According to Masha Lipman, analyst at the Carnegie Moscow Center, the think-tank, Mr Luzhkov’s ouster is part of a pattern in which the Kremlin replaces figures who have a strong local basis of support with appointees who owe their jobs to Moscow.

“It is quite legitimate to regard [Mr Luzhkov’s ouster] as an element of a single policy,” she said.

Many political analysts believe the post of mayor may now be split into two jobs – mayor and chairman of government – which would weaken the position and ensure that the Kremlin will never again have a figure with Mr Luzhkov’s stature to contend with.

Konstantin Remchukov, chief editor of Nezavisimaya Gazeta, the respected Moscow daily, said that there were important nuances to Mr Luzhkov’s sacking that show Mr Medvedev gaining authority in his job.

Both Mr Shaimiev and Mr Rakhimov formally stood down voluntarily. Mr Rakhimov was even given a high state award for his services, thought to be a sign that Mr Medvedev was unable to force him out of power without a compromise.

The ouster of Mr Luzhkov marks the first time Mr Medvedev has used his constitutional power to fire a powerful local leader and demonstrates his “political evolution”, according to Mr Remchukov. “To be taken seriously in our hierarchical society, you need to demolish someone powerful,” he said.

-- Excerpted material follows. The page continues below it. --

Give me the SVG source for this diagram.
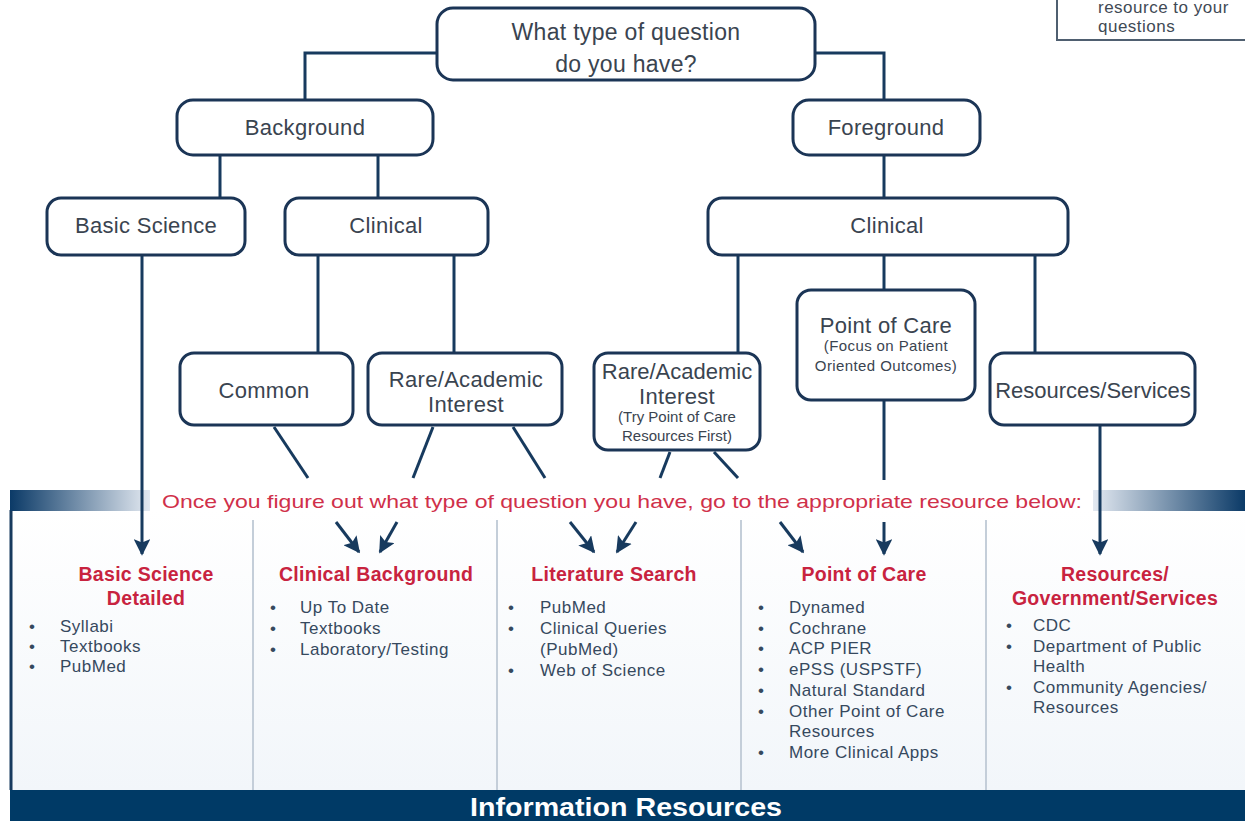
<svg xmlns="http://www.w3.org/2000/svg" width="1245" height="821" viewBox="0 0 1245 821">
<defs>
<linearGradient id="gl" x1="0" y1="0" x2="1" y2="0"><stop offset="0" stop-color="#0b3a67"/><stop offset="1" stop-color="#e3e9f1"/></linearGradient>
<linearGradient id="gr" x1="0" y1="0" x2="1" y2="0"><stop offset="0" stop-color="#e3e9f1"/><stop offset="1" stop-color="#0b3a67"/></linearGradient>
<linearGradient id="panel" x1="0" y1="0" x2="0" y2="1"><stop offset="0" stop-color="#ffffff"/><stop offset="1" stop-color="#f2f6fa"/></linearGradient>
<marker id="ah" viewBox="0 0 10 10" refX="9" refY="5" markerWidth="5.5" markerHeight="5.5" orient="auto" markerUnits="strokeWidth"><path d="M0,0 L10,5 L0,10 L2,5 Z" fill="#173a5e"/></marker>
</defs>
<style>
.box{fill:#fff;stroke:#1b3556;stroke-width:3}
.t{font-family:"Liberation Sans",Arial,sans-serif;fill:#3a4450;text-anchor:middle}
.big{font-size:22px;letter-spacing:0.3px}
.sm{font-size:15px;letter-spacing:0.4px}
.ln{fill:none;stroke:#173a5e;stroke-width:3}
.hd{font-family:"Liberation Sans",Arial,sans-serif;font-weight:bold;font-size:19.5px;fill:#c8233f;text-anchor:middle;letter-spacing:0.3px}
.li{font-family:"Liberation Sans",Arial,sans-serif;font-size:17px;fill:#36495e;letter-spacing:0.5px}
.sep{stroke:#c4ced9;stroke-width:2}
</style>
<rect width="1245" height="821" fill="#fff"/>

<g id="note">
<path d="M1057,-5 V40 H1250" fill="#fff" stroke="#4f5f70" stroke-width="2"/>
<text class="li" x="1098" y="13" style="font-size:17px;fill:#3f4a55">resource to your</text>
<text class="li" x="1098" y="32" style="font-size:17px;fill:#3f4a55">questions</text>
</g>

<g id="panel-area">
<rect x="10" y="510" width="1235" height="280" fill="url(#panel)"/>
<line x1="11" y1="510" x2="11" y2="790" stroke="#173a5e" stroke-width="3"/>
<line class="sep" x1="253" y1="520" x2="253" y2="790"/>
<line class="sep" x1="497" y1="520" x2="497" y2="790"/>
<line class="sep" x1="741" y1="520" x2="741" y2="790"/>
<line class="sep" x1="986" y1="520" x2="986" y2="790"/>
<rect x="10" y="490" width="140" height="21" fill="url(#gl)"/>
<rect x="1093" y="490" width="152" height="21" fill="url(#gr)"/>
<text x="622" y="508" textLength="920" lengthAdjust="spacingAndGlyphs" style="font-family:'Liberation Sans',Arial,sans-serif;font-size:19px;fill:#d0304a;text-anchor:middle">Once you figure out what type of question you have, go to the appropriate resource below:</text>
<rect x="10" y="790" width="1235" height="31" fill="#003a66"/>
<text x="626" y="816" textLength="312" lengthAdjust="spacingAndGlyphs" style="font-family:'Liberation Sans',Arial,sans-serif;font-weight:bold;font-size:25px;fill:#fff;text-anchor:middle">Information Resources</text>
</g>

<g id="connectors">
<path class="ln" d="M437,53 H305 V100"/>
<path class="ln" d="M815,53 H884 V100"/>
<path class="ln" d="M220,155 V198"/>
<path class="ln" d="M378,155 V198"/>
<path class="ln" d="M884,155 V198"/>
<path class="ln" d="M318,255 V353"/>
<path class="ln" d="M454,255 V353"/>
<path class="ln" d="M738,255 V353"/>
<path class="ln" d="M884,255 V290"/>
<path class="ln" d="M1035,255 V353"/>
<path class="ln" d="M142,255 V554" marker-end="url(#ah)"/>
<path class="ln" d="M1100,425 V554" marker-end="url(#ah)"/>
<path class="ln" d="M884,400 V480"/>
<path class="ln" d="M884,522 V554" marker-end="url(#ah)"/>
<path class="ln" d="M274,427 L308,478"/>
<path class="ln" d="M336,522 L359,552" marker-end="url(#ah)"/>
<path class="ln" d="M433,427 L413,478"/>
<path class="ln" d="M397,522 L380,552" marker-end="url(#ah)"/>
<path class="ln" d="M513,427 L545,478"/>
<path class="ln" d="M570,522 L594,552" marker-end="url(#ah)"/>
<path class="ln" d="M670,452 L660,478"/>
<path class="ln" d="M636,522 L617,552" marker-end="url(#ah)"/>
<path class="ln" d="M714,452 L738,478"/>
<path class="ln" d="M780,522 L803,552" marker-end="url(#ah)"/>
</g>

<g id="n-question"><rect class="box" x="437" y="8" width="378" height="72" rx="16"/>
<text class="t big" x="626" y="40" style="font-size:23px">What type of question</text><text class="t big" x="626" y="72" style="font-size:23px">do you have?</text></g>
<g id="n-background"><rect class="box" x="177" y="100" width="256" height="55" rx="16"/><text class="t big" x="305" y="135">Background</text></g>
<g id="n-foreground"><rect class="box" x="793" y="100" width="187" height="55" rx="16"/><text class="t big" x="886" y="135">Foreground</text></g>
<g id="n-basic"><rect class="box" x="47" y="198" width="198" height="57" rx="14"/><text class="t big" x="146" y="233">Basic Science</text></g>
<g id="n-clinical-l"><rect class="box" x="285" y="198" width="203" height="57" rx="14"/><text class="t big" x="386" y="233">Clinical</text></g>
<g id="n-clinical-r"><rect class="box" x="708" y="198" width="360" height="57" rx="14"/><text class="t big" x="887" y="233">Clinical</text></g>
<g id="n-common"><rect class="box" x="180" y="353" width="173" height="72" rx="14"/><text class="t big" x="264" y="398">Common</text></g>
<g id="n-rare-l"><rect class="box" x="368" y="353" width="194" height="72" rx="14"/><text class="t big" x="466" y="387">Rare/Academic</text><text class="t big" x="466" y="412">Interest</text></g>
<g id="n-rare-r"><rect class="box" x="594" y="353" width="166" height="97" rx="14"/><text class="t big" x="677" y="379" style="letter-spacing:0">Rare/Academic</text><text class="t big" x="677" y="404">Interest</text><text class="t sm" x="677" y="422" style="letter-spacing:0">(Try Point of Care</text><text class="t sm" x="677" y="441" style="letter-spacing:0">Resources First)</text></g>
<g id="n-poc"><rect class="box" x="797" y="290" width="178" height="110" rx="14"/><text class="t big" x="886" y="333">Point of Care</text><text class="t sm" x="886" y="351">(Focus on Patient</text><text class="t sm" x="886" y="371">Oriented Outcomes)</text></g>
<g id="n-resources"><rect class="box" x="990" y="353" width="205" height="72" rx="14"/><text class="t big" x="1093" y="398" style="letter-spacing:0">Resources/Services</text></g>

<g id="col-basic">
<text class="hd" x="146" y="581">Basic Science</text><text class="hd" x="146" y="605">Detailed</text>
<text class="li" x="29" y="632">•</text><text class="li" x="60" y="632">Syllabi</text>
<text class="li" x="29" y="652">•</text><text class="li" x="60" y="652">Textbooks</text>
<text class="li" x="29" y="672">•</text><text class="li" x="60" y="672">PubMed</text>
</g>
<g id="col-clinical">
<text class="hd" x="376" y="581">Clinical Background</text>
<text class="li" x="270" y="613">•</text><text class="li" x="300" y="613">Up To Date</text>
<text class="li" x="270" y="634">•</text><text class="li" x="300" y="634">Textbooks</text>
<text class="li" x="270" y="655">•</text><text class="li" x="300" y="655">Laboratory/Testing</text>
</g>
<g id="col-lit">
<text class="hd" x="614" y="581">Literature Search</text>
<text class="li" x="508" y="613">•</text><text class="li" x="540" y="613">PubMed</text>
<text class="li" x="508" y="634">•</text><text class="li" x="540" y="634">Clinical Queries</text>
<text class="li" x="540" y="655">(PubMed)</text>
<text class="li" x="508" y="676">•</text><text class="li" x="540" y="676">Web of Science</text>
</g>
<g id="col-poc">
<text class="hd" x="864" y="581">Point of Care</text>
<text class="li" x="758" y="613">•</text><text class="li" x="789" y="613">Dynamed</text>
<text class="li" x="758" y="634">•</text><text class="li" x="789" y="634">Cochrane</text>
<text class="li" x="758" y="654">•</text><text class="li" x="789" y="654">ACP PIER</text>
<text class="li" x="758" y="675">•</text><text class="li" x="789" y="675">ePSS (USPSTF)</text>
<text class="li" x="758" y="696">•</text><text class="li" x="789" y="696">Natural Standard</text>
<text class="li" x="758" y="717">•</text><text class="li" x="789" y="717">Other Point of Care</text>
<text class="li" x="789" y="737">Resources</text>
<text class="li" x="758" y="758">•</text><text class="li" x="789" y="758">More Clinical Apps</text>
</g>
<g id="col-gov">
<text class="hd" x="1115" y="581">Resources/</text><text class="hd" x="1115" y="605">Government/Services</text>
<text class="li" x="1006" y="631">•</text><text class="li" x="1033" y="631">CDC</text>
<text class="li" x="1006" y="652">•</text><text class="li" x="1033" y="652">Department of Public</text>
<text class="li" x="1033" y="672">Health</text>
<text class="li" x="1006" y="693">•</text><text class="li" x="1033" y="693">Community Agencies/</text>
<text class="li" x="1033" y="713">Resources</text>
</g>
</svg>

He drew a parallel with the arrest of Mikhail Khodorkovsky, oil tycoon, in 2003, which confirmed Mr Medvedev’s mentor, former president, now prime minister, Vladimir Putin, as the all-powerful leader of Russia. Mr Medvedev’s move is seen as exceedingly risky by some observers. Mr Luzhkov was no outsider, he was one of the founders of the United Russia party, currently headed by Mr Putin. His rough handling by Mr Medvedev could create tensions within the party and pitch Moscow politics into turmoil with only a year to go before 2011 parliamentary elections.

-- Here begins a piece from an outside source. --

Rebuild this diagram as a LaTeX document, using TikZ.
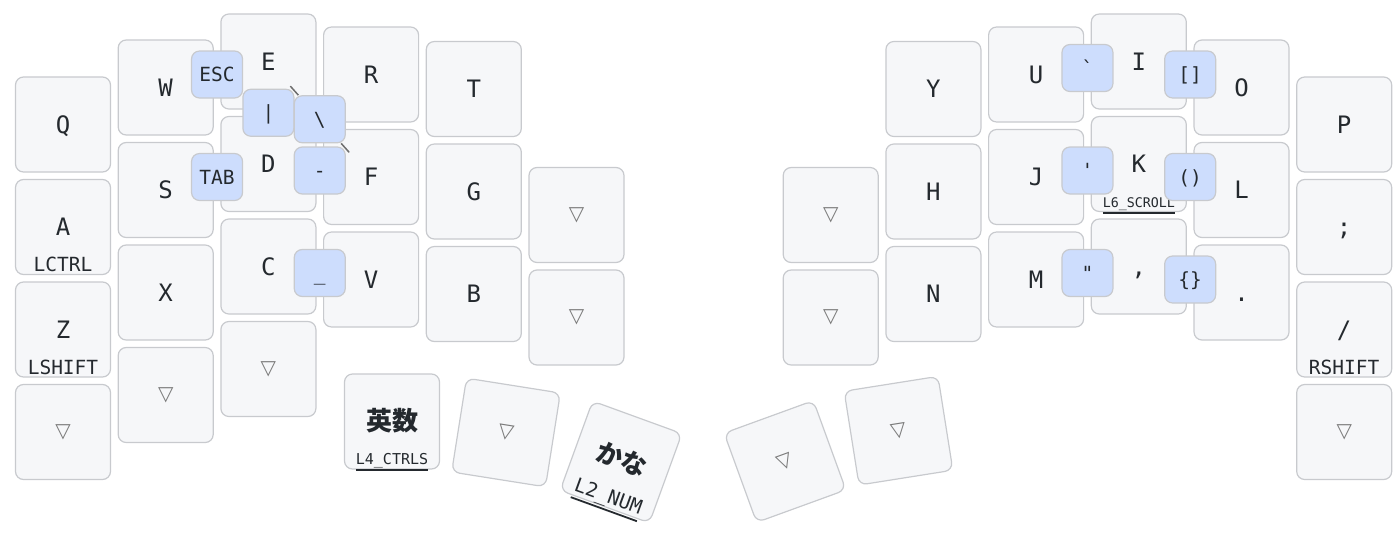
\documentclass[tikz,border=0pt]{standalone}
\usepackage{fontspec}
\setmonofont{DejaVu Sans Mono}
\newfontfamily\symfont{DejaVu Sans}
\newfontfamily\cjk{Noto Sans CJK JP}
\usetikzlibrary{calc}
\pgfdeclarelayer{combos}
\pgfsetlayers{main,combos}
\definecolor{keyfill}{HTML}{F6F7F9}
\definecolor{keyline}{HTML}{C8CACE}
\definecolor{combofill}{HTML}{CDDDFD}
\definecolor{txt}{HTML}{24292E}
\definecolor{transgray}{HTML}{7A7A7A}
\definecolor{dendgray}{HTML}{6E6E6E}
\newcommand\lnk[1]{\leavevmode\vtop{\hbox{#1}\kern1.2pt\hrule height1.8pt}}
\tikzset{
  keybox/.style={draw=keyline, fill=keyfill, line width=1.2pt, rounded corners=8pt,
    minimum width=95pt, minimum height=95pt, inner sep=0pt},
  combobox/.style={draw=keyline, fill=combofill, line width=1.2pt, rounded corners=8pt,
    minimum width=51pt, minimum height=47pt, inner sep=0pt},
  taplbl/.style={anchor=base, inner sep=0pt, text=txt, font=\ttfamily\fontsize{24}{24}\selectfont},
  holdlbl/.style={anchor=base, inner sep=0pt, text=txt, font=\ttfamily\fontsize{19.5}{20}\selectfont},
  combolbl/.style={anchor=base, inner sep=0pt, text=txt, font=\ttfamily\fontsize{19.5}{20}\selectfont},
  translbl/.style={anchor=center, inner sep=0pt, text=transgray, font=\symfont\fontsize{20}{20}\selectfont},
  cjklbl/.style={anchor=center, inner sep=0pt, text=txt, font=\cjk\bfseries\fontsize{26}{26}\selectfont},
  dendron/.style={draw=dendgray, line width=1.5pt, shorten >=33pt},
}
% name, x, y, label
\newcommand\KeyT[4]{\node[keybox] (#1) at (#2,#3) {};
  \node[taplbl] (#1t) at ($(#1)+(0,8.75)$) {#4};}
% name, x, y, tap, hold
\newcommand\KeyH[5]{\node[keybox] (#1) at (#2,#3) {};
  \node[taplbl] (#1t) at ($(#1)+(0,8.75)$) {#4};
  \node[holdlbl] (#1h) at ($(#1)+(0,44.5)$) {#5};}
% name, x, y
\newcommand\KeyTr[3]{\node[keybox] (#1) at (#2,#3) {};
  \node[translbl] (#1t) at (#1) {▽};}
% name, x, y, label
\newcommand\Combo[4]{\node[combobox] (#1) at (#2,#3) {};
  \node[combolbl] (#1t) at ($(#1)+(0,7.1)$) {#4};}
\begin{document}
\begin{tikzpicture}[x=1pt, y=-1pt]
\useasboundingbox (0,0) rectangle (1400,533);
% ---------- left half ----------
\KeyT{kQ}{63}{124.5}{Q}
\KeyH{kA}{63}{227}{A}{LCTRL}
\KeyH{kZ}{63}{329.5}{Z}{LSHIFT}
\KeyTr{kLa}{63}{432}
\KeyT{kW}{165.7}{87.5}{W}
\KeyT{kS}{165.7}{190}{S}
\KeyT{kX}{165.7}{292.5}{X}
\KeyTr{kLb}{165.7}{395}
\KeyT{kE}{268.4}{61.5}{E}
\KeyT{kD}{268.4}{164}{D}
\KeyT{kC}{268.4}{266.5}{C}
\KeyTr{kLc}{268.4}{369}
\KeyT{kR}{371.1}{74.5}{R}
\KeyT{kF}{371.1}{177}{F}
\KeyT{kV}{371.1}{279.5}{V}
\KeyT{kT}{473.8}{89}{T}
\KeyT{kG}{473.8}{191.5}{G}
\KeyT{kB}{473.8}{294}{B}
\KeyTr{kLd}{576.5}{215}
\KeyTr{kLe}{576.5}{317.5}
% left thumbs
\node[keybox] (kEisu) at (392,421.5) {};
\node[cjklbl] (kEisut) at (392,420.5) {英数};
\node[holdlbl, font=\ttfamily\fontsize{15}{16}\selectfont] (kEisuh) at (392,464.5) {\lnk{L4\_CTRLS}};
\begin{scope}[shift={(506,432.5)}, rotate=-9, transform shape]
  \node[keybox] (kLf) at (0,0) {};
  \node[translbl] (kLft) at (0,0) {▽};
\end{scope}
\begin{scope}[shift={(621,462)}, rotate=-20, transform shape]
  \node[keybox] (kKana) at (0,0) {};
  \node[cjklbl] (kKanat) at (0,-3) {かな};
  \node[holdlbl] (kKanah) at (0,43.5) {\lnk{L2\_NUM}};
\end{scope}
% ---------- right half ----------
\KeyT{kP}{1344.2}{124.5}{P}
\KeyT{kSc}{1344.2}{227}{;}
\KeyH{kSl}{1344.2}{329.5}{/}{RSHIFT}
\KeyTr{kRa}{1344.2}{432}
\KeyT{kO}{1241.5}{87.5}{O}
\KeyT{kL}{1241.5}{190}{L}
\KeyT{kDot}{1241.5}{292.5}{.}
\KeyT{kI}{1138.8}{61.5}{I}
\node[keybox] (kK) at (1138.8,164) {};
\node[taplbl] (kKt) at ($(kK)+(0,8.75)$) {K};
\node[holdlbl, font=\ttfamily\fontsize{13.3}{14}\selectfont] (kKh) at ($(kK)+(0,43.5)$) {\lnk{L6\_SCROLL}};
\KeyT{kCm}{1138.8}{266.5}{,}
\KeyT{kU}{1036.1}{74.5}{U}
\KeyT{kJ}{1036.1}{177}{J}
\KeyT{kM}{1036.1}{279.5}{M}
\KeyT{kY}{933.4}{89}{Y}
\KeyT{kH}{933.4}{191.5}{H}
\KeyT{kN}{933.4}{294}{N}
\KeyTr{kRd}{830.7}{215}
\KeyTr{kRe}{830.7}{317.5}
% right thumbs
\begin{scope}[shift={(785,461.5)}, rotate=20, transform shape]
  \node[keybox] (kRf) at (0,0) {};
  \node[translbl] (kRft) at (0,0) {▽};
\end{scope}
\begin{scope}[shift={(898.5,430.7)}, rotate=9, transform shape]
  \node[keybox] (kRg) at (0,0) {};
  \node[translbl] (kRgt) at (0,0) {▽};
\end{scope}
% ---------- combos (top layer) ----------
\begin{pgfonlayer}{combos}
\Combo{cEsc}{217.05}{74.5}{ESC}
\Combo{cTab}{217.05}{177}{TAB}
\Combo{cPipe}{268.4}{112.75}{|}
\Combo{cBs}{319.75}{119.25}{\textbackslash}
\Combo{cMin}{319.75}{170.5}{-}
\Combo{cUnd}{319.75}{273}{\_}
\Combo{cGrv}{1087.45}{68}{`}
\Combo{cBrk}{1190.15}{74.5}{[]}
\Combo{cApo}{1087.45}{170.5}{'}
\Combo{cPar}{1190.15}{177}{()}
\Combo{cQuo}{1087.45}{273}{"}
\Combo{cBrc}{1190.15}{279.5}{\{\}}
\end{pgfonlayer}
% ---------- dendrons (above keys, below combos) ----------
\draw[dendron] (cBs) -- (kE.center);
\draw[dendron] (cBs) -- (kF.center);
\end{tikzpicture}
\end{document}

But Ms Lipman contends that Mr Medvedev had little choice but to fire Mr Luzhkov, given the mayor’s defiance and his personal criticism of the president that ignited the conflict earlier this month. “Had Medvedev failed it would have made him look exceedingly weak,” she said.

The Luzhkov crisis, which began on September 10 with the first broadside against the mayor in a Kremlin-directed TV campaign also showed Mr Medvedev making decisions seemingly independently of Mr Putin. Mr Medvedev has always been seen as the junior partner in the ruling “tandem” and it is thought that all decisions on major issues are agreed between the two.

Natalia Timakova, Mr Medvedev’s spokeswoman, confirmed to reporters that Mr Medvedev had informed Mr Putin of the decision in advance.“Of course, Luzhkov was fired by a joint decision of the tandem . . . Dmitry Anatolyevich [Mr Medvedev] . . . would never decide appointments, even appointments which are within the president’s area of competence, on his own,” said Alexei Venediktov, editor in chief of the opposition-friendly radio station Ekho Moskvy.

Mr Putin stayed overtly neutral throughout the campaign against Mr Luzhkov, making no public attempt to interfere on either side, although officials close to Mr Putin briefed reporters that Mr Luzhkov should resign, just as officials close to Medvedev did.

“Putin was watching from the sidelines to see how Medvedev performed,” said Mr Remchukov.

But the next stage of the game will show whether Mr Medvedev has the power to independently name Mr Luzhkov’s successor, or whether the successor will be a Putin appointee. “Medvedev has shown that he has the power to fire but he has not yet shown if he has the power to appoint someone without agreeing it with Putin,” said Mr Remchukov.

Olga Kryshtanovskaya, a Moscow State University sociologist, said the succession question in Moscow is a prelude to the much more important presidential succession to be decided in 2012, which is whether Mr Putin returns to the presidency or Mr Medvedev has a second term.